Where Forklifts are Used
Forklifts and pallet trucks are essential across many industries that handle heavy goods or large quantities of materials. Their use improves storage efficiency, reduces injury risks, and shortens stocking times. These machines are invaluable in various environments, including indoor and outdoor settings, where they can be tailored to meet specific operational needs. Forklifts are especially useful in storerooms, construction sites, and loading docks, where mechanical power significantly enhances efficiency. They also help maximize vertical storage space by allowing loads to be stacked as high as the forklift can reach. Common applications include warehouses, manufacturing plants, shipping terminals, retail distribution centers, food and beverage storage, building material yards, and industrial production facilities.
Other Types of Forklifts
In addition to the standard forklifts, there are numerous other types, each designed for specific tasks and applications:
Side-loaders
Used for heavy-duty applications, these forklifts are designed to handle loads from the side, making them ideal for long or bulky items. They are especially useful for materials such as lumber, pipe, panels, and bar stock that are difficult to manage with a front-loading truck.
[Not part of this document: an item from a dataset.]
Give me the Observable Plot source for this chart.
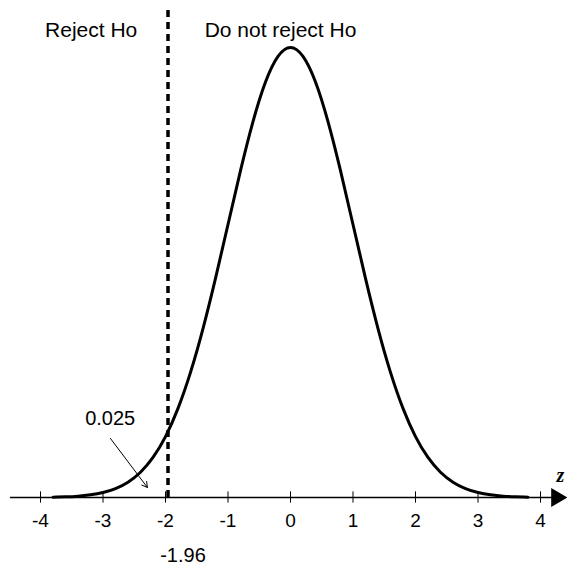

Reach trucks / Order Picker Trucks
These warehouse forklifts are designed to reach high shelves, making them perfect for accessing products or equipment stored at great heights. They are a strong fit for high-bay warehousing and order fulfillment environments where storage density and picking access matter.
Pallet Trucks
A specialized lift truck designed specifically for lifting and transporting loaded pallets, these trucks are common in warehouses and distribution centers. They are widely used for short-distance pallet movement, truck unloading, stock replenishment, and efficient movement through receiving and shipping areas.
Indoor Walkie Forklifts
Electric forklifts designed for indoor use on smooth concrete floors. These compact forklifts are ideal for tight spaces. They are often chosen for stockrooms, compact storage rooms, and warehouses where lower noise and tight turning ability are valuable.
How to Use a Forklift
Forklifts are incredibly valuable in various commercial settings, but they come with significant safety risks. Improper use can lead to accidents, collisions, or even tipping over, potentially causing serious injury or equipment damage. Therefore, maintaining forklift safety in environments such as manufacturing or construction is very important. The following overview highlights sound forklift safety practices, though operators must undergo thorough training and certification before being allowed to operate forklifts in the workplace. Buyers and supervisors often search for guidance such as "how to operate a forklift safely" or "what should be checked before using a forklift," and the answer starts with preparation, load awareness, and operator training.
Forklift Safety
The foundation of forklift safety starts with preparation. Before turning on the engine, operators should inspect key components like fluid levels, hydraulic tubing (hoses and connectors), tires, and forks for any wear or damage. Once the engine is started, operators should test other critical systems, including controls (e.g., tilt lever, lift lever), warning lights, and alarms. When entering the forklift, always use the appropriate handholds and carefully slide or pull yourself into the vehicle—avoid jumping or stepping into it. During operation, keep the load stable, travel at controlled speeds, maintain a clear line of sight, and never exceed the truck’s rated capacity. On ramps, near dock edges, and around pedestrians, extra care is needed because visibility, stopping distance, and balance can change quickly.